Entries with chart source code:
- - - - - - -

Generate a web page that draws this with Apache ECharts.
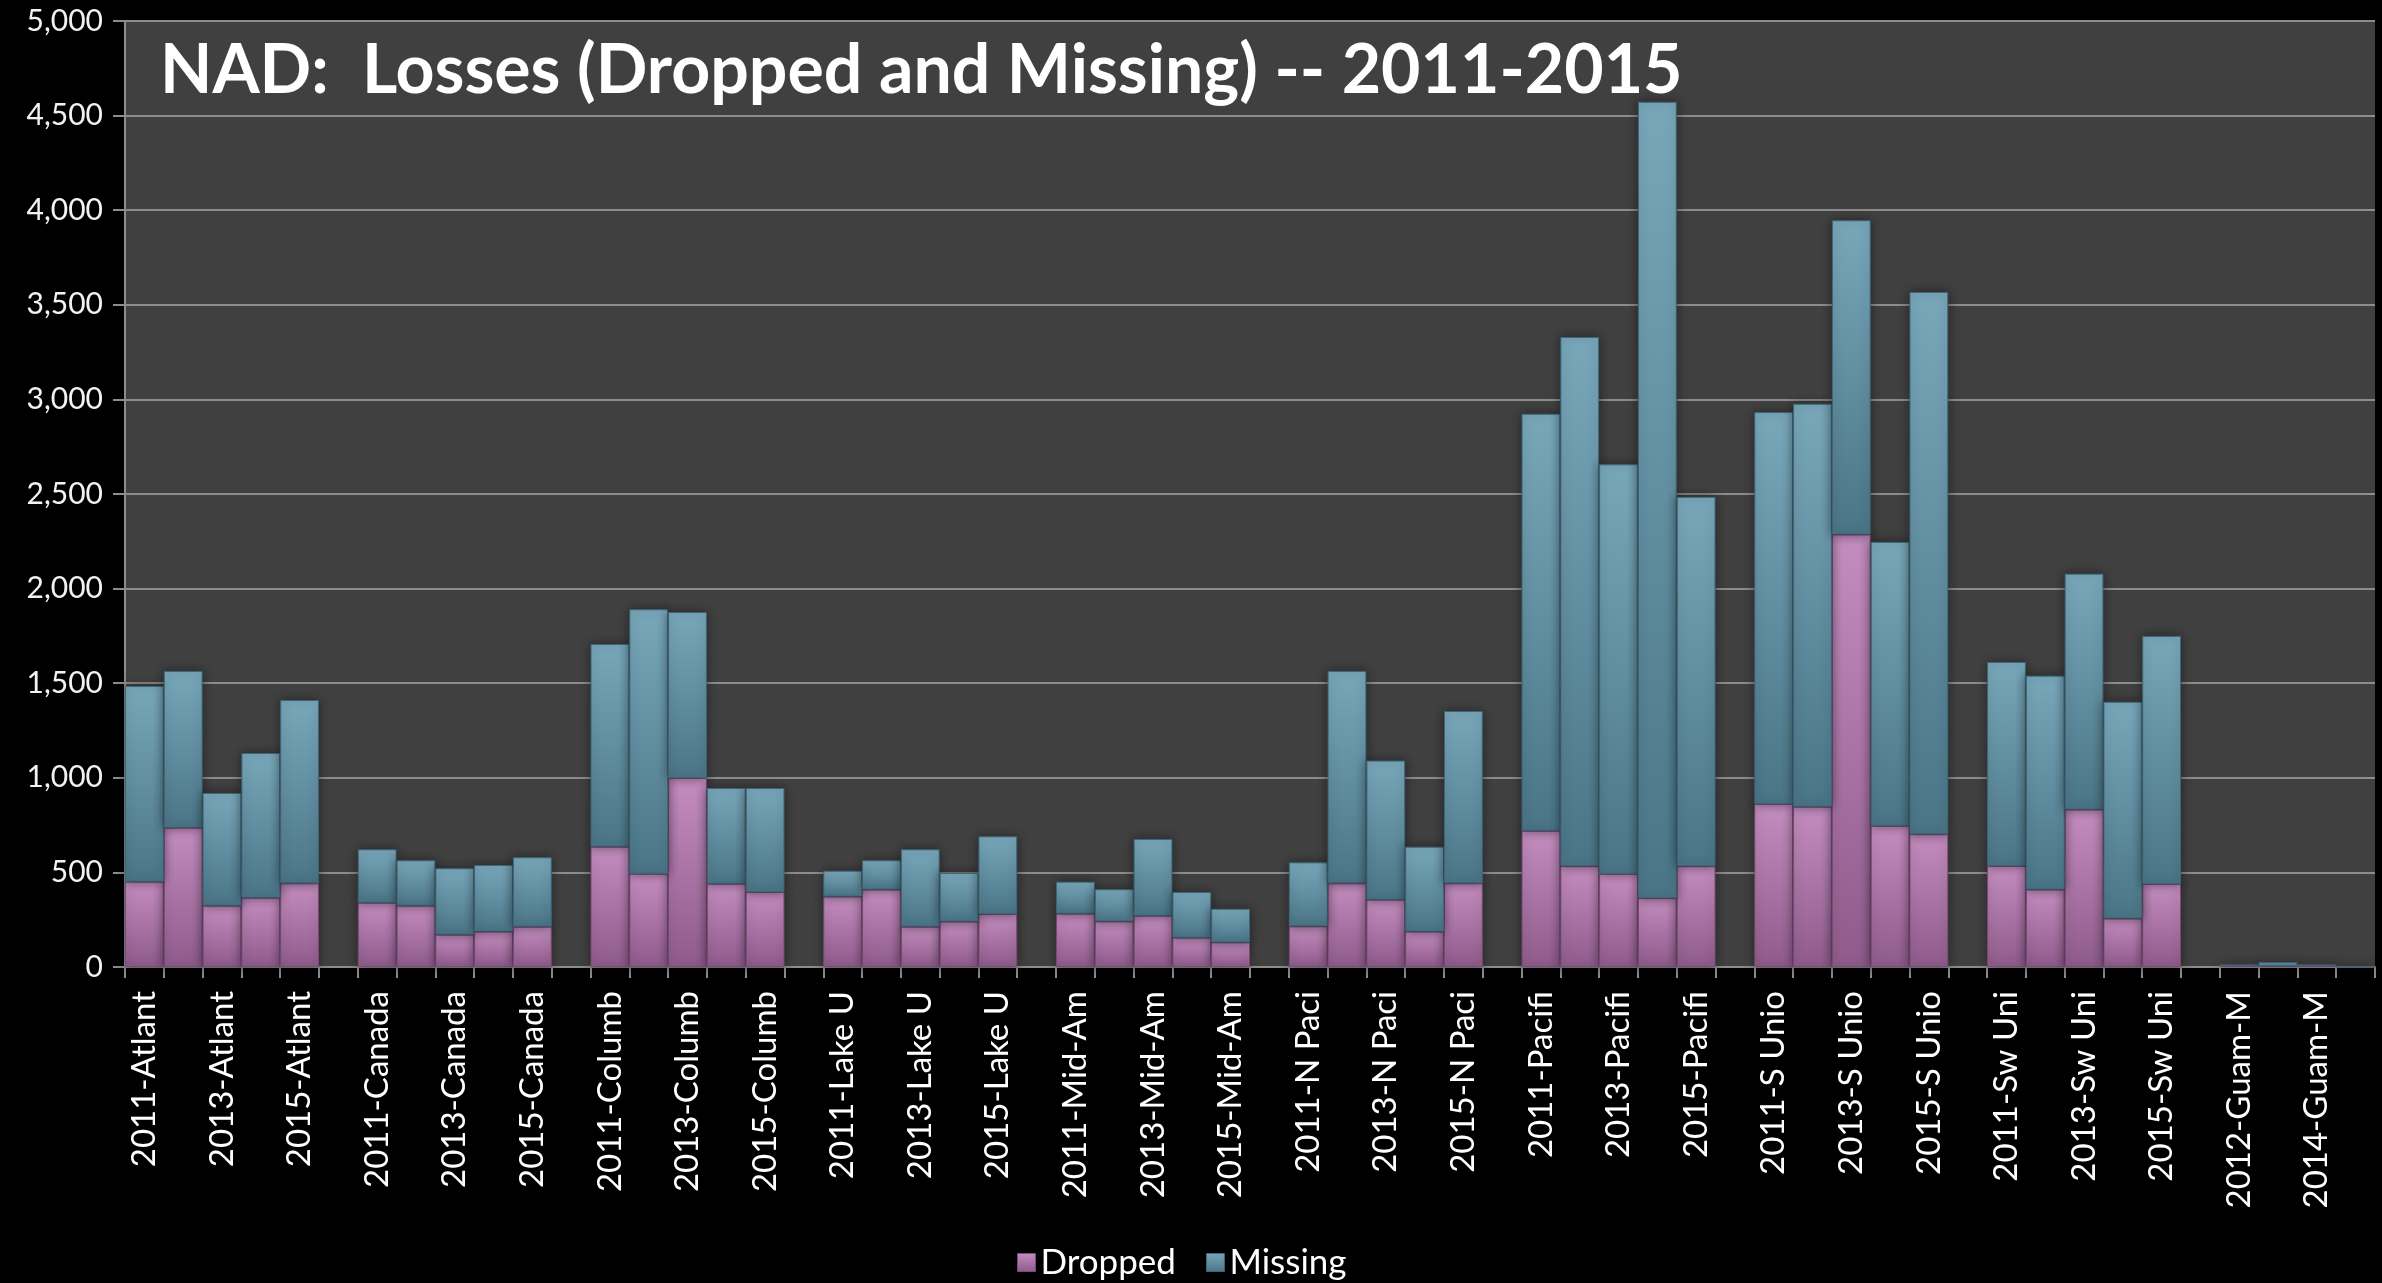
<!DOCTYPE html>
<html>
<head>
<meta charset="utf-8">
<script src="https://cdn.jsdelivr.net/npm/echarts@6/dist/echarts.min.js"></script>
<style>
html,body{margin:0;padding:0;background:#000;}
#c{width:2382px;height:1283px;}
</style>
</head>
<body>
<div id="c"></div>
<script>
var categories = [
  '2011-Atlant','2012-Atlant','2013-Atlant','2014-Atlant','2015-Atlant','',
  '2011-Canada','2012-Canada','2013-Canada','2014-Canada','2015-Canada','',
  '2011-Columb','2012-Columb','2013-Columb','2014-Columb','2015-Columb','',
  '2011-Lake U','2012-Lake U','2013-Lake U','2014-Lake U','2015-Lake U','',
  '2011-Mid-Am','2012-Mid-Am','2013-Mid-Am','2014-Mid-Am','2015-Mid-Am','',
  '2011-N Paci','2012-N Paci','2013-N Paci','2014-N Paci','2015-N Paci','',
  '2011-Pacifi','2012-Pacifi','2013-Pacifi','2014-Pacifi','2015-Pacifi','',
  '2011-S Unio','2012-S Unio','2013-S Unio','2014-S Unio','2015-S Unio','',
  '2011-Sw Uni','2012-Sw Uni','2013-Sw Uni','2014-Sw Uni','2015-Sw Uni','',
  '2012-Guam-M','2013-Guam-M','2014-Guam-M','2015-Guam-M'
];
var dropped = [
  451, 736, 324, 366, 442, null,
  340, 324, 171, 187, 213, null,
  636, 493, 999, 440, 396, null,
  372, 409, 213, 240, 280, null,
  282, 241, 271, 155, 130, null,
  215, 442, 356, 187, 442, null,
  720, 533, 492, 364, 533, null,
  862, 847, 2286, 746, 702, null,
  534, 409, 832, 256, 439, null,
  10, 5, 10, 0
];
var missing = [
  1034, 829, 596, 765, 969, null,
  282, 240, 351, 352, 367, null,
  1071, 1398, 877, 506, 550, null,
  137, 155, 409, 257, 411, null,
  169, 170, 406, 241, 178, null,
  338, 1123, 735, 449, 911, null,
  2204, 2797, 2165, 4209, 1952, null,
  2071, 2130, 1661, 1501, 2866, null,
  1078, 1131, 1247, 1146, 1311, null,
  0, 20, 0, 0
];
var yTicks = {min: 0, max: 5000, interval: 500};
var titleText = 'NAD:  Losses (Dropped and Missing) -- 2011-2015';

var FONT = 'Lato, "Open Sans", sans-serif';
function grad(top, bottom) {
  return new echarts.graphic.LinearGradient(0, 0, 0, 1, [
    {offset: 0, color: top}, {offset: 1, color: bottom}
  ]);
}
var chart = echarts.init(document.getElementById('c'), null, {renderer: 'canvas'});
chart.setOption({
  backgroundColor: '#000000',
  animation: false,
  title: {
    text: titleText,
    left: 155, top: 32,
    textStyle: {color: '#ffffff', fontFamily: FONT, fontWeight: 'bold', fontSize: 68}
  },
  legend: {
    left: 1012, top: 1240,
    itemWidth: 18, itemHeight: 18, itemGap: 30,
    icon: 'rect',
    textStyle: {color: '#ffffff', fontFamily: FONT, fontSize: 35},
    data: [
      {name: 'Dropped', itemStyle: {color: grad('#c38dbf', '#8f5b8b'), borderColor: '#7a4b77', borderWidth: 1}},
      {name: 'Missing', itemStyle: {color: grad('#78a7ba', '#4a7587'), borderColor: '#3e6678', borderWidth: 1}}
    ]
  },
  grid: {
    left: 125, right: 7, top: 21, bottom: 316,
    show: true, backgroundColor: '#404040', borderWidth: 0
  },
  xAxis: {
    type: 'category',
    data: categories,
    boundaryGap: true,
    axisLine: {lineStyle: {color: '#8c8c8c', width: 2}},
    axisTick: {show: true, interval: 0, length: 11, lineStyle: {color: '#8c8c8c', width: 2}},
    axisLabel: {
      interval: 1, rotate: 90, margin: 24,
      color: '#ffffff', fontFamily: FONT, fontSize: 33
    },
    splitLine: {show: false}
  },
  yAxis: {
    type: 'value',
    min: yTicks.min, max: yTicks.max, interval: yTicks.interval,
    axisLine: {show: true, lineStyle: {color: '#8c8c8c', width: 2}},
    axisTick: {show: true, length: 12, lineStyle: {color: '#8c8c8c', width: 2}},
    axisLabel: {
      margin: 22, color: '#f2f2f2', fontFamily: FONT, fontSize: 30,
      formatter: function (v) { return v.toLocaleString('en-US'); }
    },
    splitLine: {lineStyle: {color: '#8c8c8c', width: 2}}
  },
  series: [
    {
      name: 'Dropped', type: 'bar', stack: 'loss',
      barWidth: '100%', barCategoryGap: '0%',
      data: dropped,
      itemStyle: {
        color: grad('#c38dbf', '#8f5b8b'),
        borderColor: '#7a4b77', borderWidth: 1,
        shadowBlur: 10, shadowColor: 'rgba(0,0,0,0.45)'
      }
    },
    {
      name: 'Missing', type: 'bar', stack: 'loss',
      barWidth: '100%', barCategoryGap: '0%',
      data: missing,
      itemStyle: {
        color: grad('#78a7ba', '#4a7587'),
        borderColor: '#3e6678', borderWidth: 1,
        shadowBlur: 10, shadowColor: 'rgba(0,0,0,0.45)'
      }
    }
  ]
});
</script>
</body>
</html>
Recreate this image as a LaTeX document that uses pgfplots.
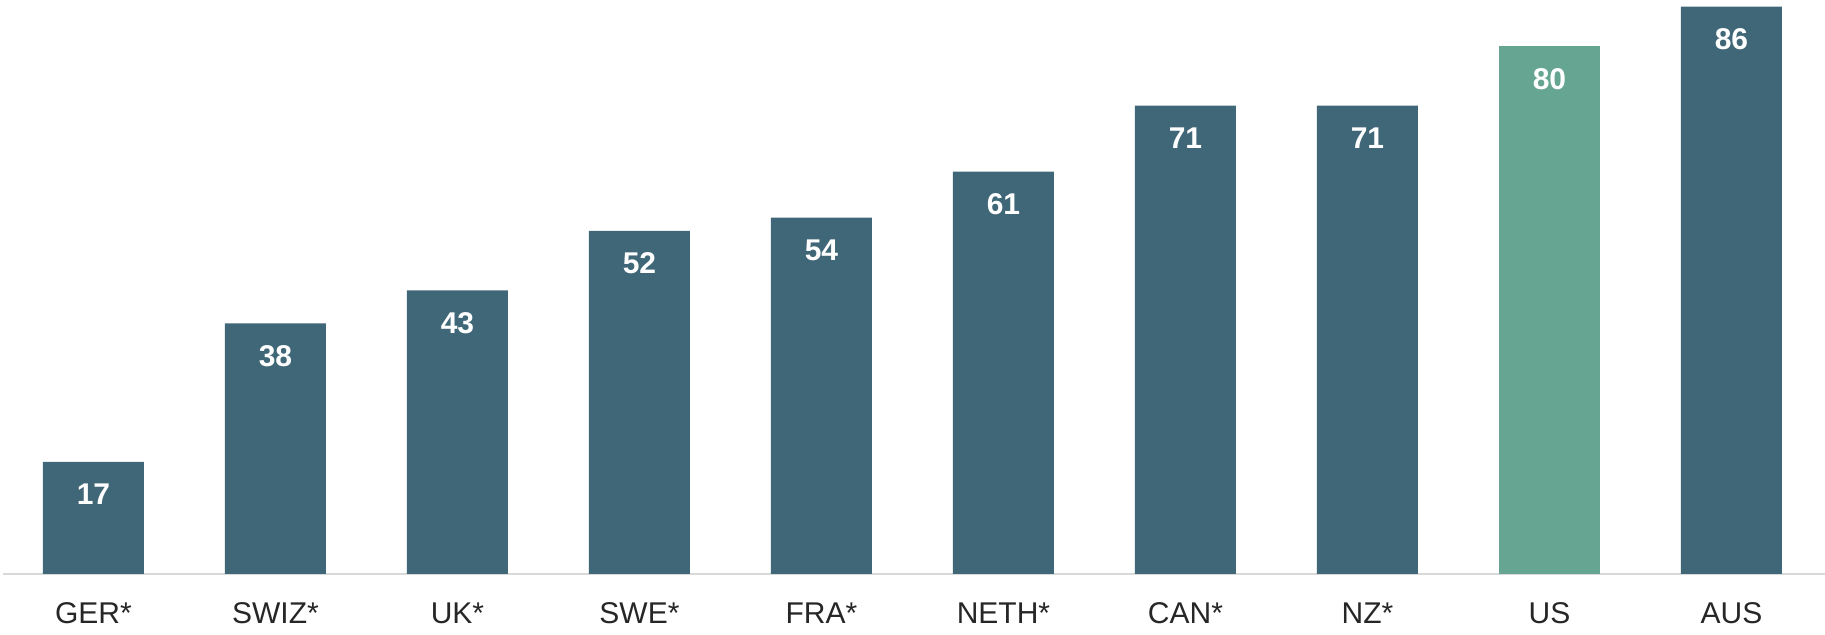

- - - - - - -

- _Your task_: Print the records above exactly as they stand, but leave out the pictures.

- _Task output_:
Generate a web page that draws this with Apache ECharts.
<!DOCTYPE html>
<html>
<head>
<meta charset="utf-8">
<script src="https://cdn.jsdelivr.net/npm/echarts@6/dist/echarts.min.js"></script>
<style>
html,body{margin:0;padding:0;background:#000;}
#c{width:2382px;height:1283px;}
</style>
</head>
<body>
<div id="c"></div>
<script>
var categories = [
  '2011-Atlant','2012-Atlant','2013-Atlant','2014-Atlant','2015-Atlant','',
  '2011-Canada','2012-Canada','2013-Canada','2014-Canada','2015-Canada','',
  '2011-Columb','2012-Columb','2013-Columb','2014-Columb','2015-Columb','',
  '2011-Lake U','2012-Lake U','2013-Lake U','2014-Lake U','2015-Lake U','',
  '2011-Mid-Am','2012-Mid-Am','2013-Mid-Am','2014-Mid-Am','2015-Mid-Am','',
  '2011-N Paci','2012-N Paci','2013-N Paci','2014-N Paci','2015-N Paci','',
  '2011-Pacifi','2012-Pacifi','2013-Pacifi','2014-Pacifi','2015-Pacifi','',
  '2011-S Unio','2012-S Unio','2013-S Unio','2014-S Unio','2015-S Unio','',
  '2011-Sw Uni','2012-Sw Uni','2013-Sw Uni','2014-Sw Uni','2015-Sw Uni','',
  '2012-Guam-M','2013-Guam-M','2014-Guam-M','2015-Guam-M'
];
var dropped = [
  451, 736, 324, 366, 442, null,
  340, 324, 171, 187, 213, null,
  636, 493, 999, 440, 396, null,
  372, 409, 213, 240, 280, null,
  282, 241, 271, 155, 130, null,
  215, 442, 356, 187, 442, null,
  720, 533, 492, 364, 533, null,
  862, 847, 2286, 746, 702, null,
  534, 409, 832, 256, 439, null,
  10, 5, 10, 0
];
var missing = [
  1034, 829, 596, 765, 969, null,
  282, 240, 351, 352, 367, null,
  1071, 1398, 877, 506, 550, null,
  137, 155, 409, 257, 411, null,
  169, 170, 406, 241, 178, null,
  338, 1123, 735, 449, 911, null,
  2204, 2797, 2165, 4209, 1952, null,
  2071, 2130, 1661, 1501, 2866, null,
  1078, 1131, 1247, 1146, 1311, null,
  0, 20, 0, 0
];
var yTicks = {min: 0, max: 5000, interval: 500};
var titleText = 'NAD:  Losses (Dropped and Missing) -- 2011-2015';

var FONT = 'Lato, "Open Sans", sans-serif';
function grad(top, bottom) {
  return new echarts.graphic.LinearGradient(0, 0, 0, 1, [
    {offset: 0, color: top}, {offset: 1, color: bottom}
  ]);
}
var chart = echarts.init(document.getElementById('c'), null, {renderer: 'canvas'});
chart.setOption({
  backgroundColor: '#000000',
  animation: false,
  title: {
    text: titleText,
    left: 155, top: 32,
    textStyle: {color: '#ffffff', fontFamily: FONT, fontWeight: 'bold', fontSize: 68}
  },
  legend: {
    left: 1012, top: 1240,
    itemWidth: 18, itemHeight: 18, itemGap: 30,
    icon: 'rect',
    textStyle: {color: '#ffffff', fontFamily: FONT, fontSize: 35},
    data: [
      {name: 'Dropped', itemStyle: {color: grad('#c38dbf', '#8f5b8b'), borderColor: '#7a4b77', borderWidth: 1}},
      {name: 'Missing', itemStyle: {color: grad('#78a7ba', '#4a7587'), borderColor: '#3e6678', borderWidth: 1}}
    ]
  },
  grid: {
    left: 125, right: 7, top: 21, bottom: 316,
    show: true, backgroundColor: '#404040', borderWidth: 0
  },
  xAxis: {
    type: 'category',
    data: categories,
    boundaryGap: true,
    axisLine: {lineStyle: {color: '#8c8c8c', width: 2}},
    axisTick: {show: true, interval: 0, length: 11, lineStyle: {color: '#8c8c8c', width: 2}},
    axisLabel: {
      interval: 1, rotate: 90, margin: 24,
      color: '#ffffff', fontFamily: FONT, fontSize: 33
    },
    splitLine: {show: false}
  },
  yAxis: {
    type: 'value',
    min: yTicks.min, max: yTicks.max, interval: yTicks.interval,
    axisLine: {show: true, lineStyle: {color: '#8c8c8c', width: 2}},
    axisTick: {show: true, length: 12, lineStyle: {color: '#8c8c8c', width: 2}},
    axisLabel: {
      margin: 22, color: '#f2f2f2', fontFamily: FONT, fontSize: 30,
      formatter: function (v) { return v.toLocaleString('en-US'); }
    },
    splitLine: {lineStyle: {color: '#8c8c8c', width: 2}}
  },
  series: [
    {
      name: 'Dropped', type: 'bar', stack: 'loss',
      barWidth: '100%', barCategoryGap: '0%',
      data: dropped,
      itemStyle: {
        color: grad('#c38dbf', '#8f5b8b'),
        borderColor: '#7a4b77', borderWidth: 1,
        shadowBlur: 10, shadowColor: 'rgba(0,0,0,0.45)'
      }
    },
    {
      name: 'Missing', type: 'bar', stack: 'loss',
      barWidth: '100%', barCategoryGap: '0%',
      data: missing,
      itemStyle: {
        color: grad('#78a7ba', '#4a7587'),
        borderColor: '#3e6678', borderWidth: 1,
        shadowBlur: 10, shadowColor: 'rgba(0,0,0,0.45)'
      }
    }
  ]
});
</script>
</body>
</html>
Recreate this image as a LaTeX document that uses pgfplots.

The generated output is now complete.